I was working on a women’s fiction draft about a woman who loses her husband and her mother in the same impossible moment. I gave her that loss because I didn’t know what else to do with mine.
Fiction can hold what the body can’t.
I’d been typing for hours when the words started to thin. My fourth cup of cocoa had gone cold. Outside, the Arkansas night pressed against the windows. On the page, my protagonist was still in chapter six… still trying to remember how to be brave.
I knew the feeling.
That’s what nobody tells you about writing through grief: it doesn’t heal you neatly. It doesn’t tie anything up. It doesn’t hand back your people with a bow on top.
Sometimes it just gives the ache a place to live for a while.
I didn’t finish the story that night. I still haven’t. Maybe that’s not what the night was for. Maybe it was for the sitting. The fire. The cold cocoa. The page.

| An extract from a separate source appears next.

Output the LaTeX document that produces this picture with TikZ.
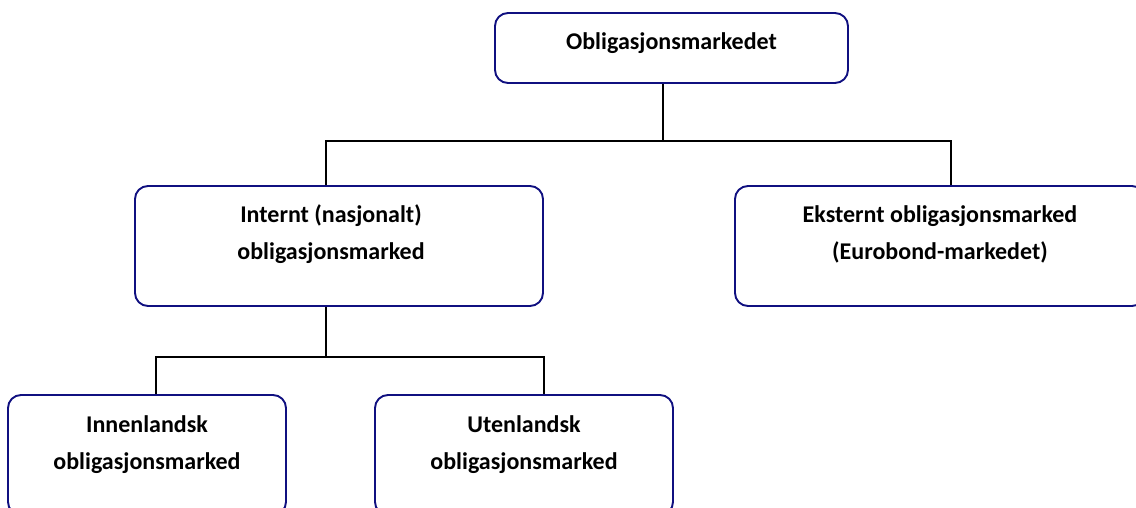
\documentclass[tikz,border=0pt]{standalone}
\usepackage{fontspec}
\setmainfont{Carlito}
\usepackage{tikz}
\usetikzlibrary{calc}
\definecolor{boxblue}{RGB}{16,16,128}

\begin{document}
\begin{tikzpicture}[x=1pt,y=-1pt,
  mkt/.style={draw=boxblue, line width=1.9pt, rounded corners=13pt, inner sep=0pt},
  lbl/.style={font=\fontsize{24}{37}\selectfont\bfseries, align=center},
  link/.style={draw=black, line width=1.9pt}]
\clip (0,0) rectangle (1136,508);
% boxes
\node[mkt, minimum width=353, minimum height=70] (top) at (671.5,48) {};
\node[mkt, minimum width=408, minimum height=120] (midL) at (339,246) {};
\node[mkt, minimum width=410, minimum height=120] (midR) at (940,246) {};
\node[mkt, minimum width=278, minimum height=120] (botL) at (147,455) {};
\node[mkt, minimum width=298, minimum height=120] (botM) at (524,455) {};
% texts
\node[lbl] (topT) at ($(top.north)+(0,31)$) {Obligasjonsmarkedet};
\node[lbl] (midLT) at ($(midL.north)+(-8,49)$) {Internt (nasjonalt)\\obligasjonsmarked};
\node[lbl] (midRT) at ($(midR.north)+(0,49)$) {Eksternt obligasjonsmarked\\(Eurobond-markedet)};
\node[lbl] (botLT) at ($(botL.north)+(0,51)$) {Innenlandsk\\obligasjonsmarked};
\node[lbl] (botMT) at ($(botM.north)+(0,51)$) {Utenlandsk\\obligasjonsmarked};
% connectors
\draw[link] ([xshift=-8.5pt]top.south) -- ++(0,57) coordinate (j1);
\draw[link] ([xshift=-13pt]midL.north) |- (j1) -| ([xshift=11pt]midR.north);
\draw[link] ([xshift=-13pt]midL.south) -- ++(0,50) coordinate (j2);
\draw[link] ([xshift=9pt]botL.north) |- (j2) -| ([xshift=20pt]botM.north);
\end{tikzpicture}
\end{document}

And then, somewhere between one more thought and one more breath, the prose gave way.
A poem came instead.
ember + verse
tonight my bare feet curl against
the hardwood floor, and the fire
spits embers like small stars
coming loose in the dark
my iPad glows blue-white
against the honey of the room
and my cocoa has gone cold again
forgotten beside chapter six
outside, winter presses
her face to the window
while my protagonist learns
how to be brave
so do I
the fire doesn’t ask questions
when I read the lines aloud
or when I delete them
or when my hands shake
it only burns
steady and unafraid
as if it knows
what I keep forgetting:
that grief can sit beside me
without breaking me
that words can still arrive
when I’m not ready for them
that something holy lives
in the making
and maybe that is all this is:
a woman, her ghosts,
a half-written novel,
learning how to turn
what hurts
into light
~ Mary Kaye Chambers
12/4/24That night, the story stayed unfinished. The grief stayed too, the way it always does now that I’ve made my peace with it.
But, for that one night, the time spent in prayer with my pen and the fireplace was enough.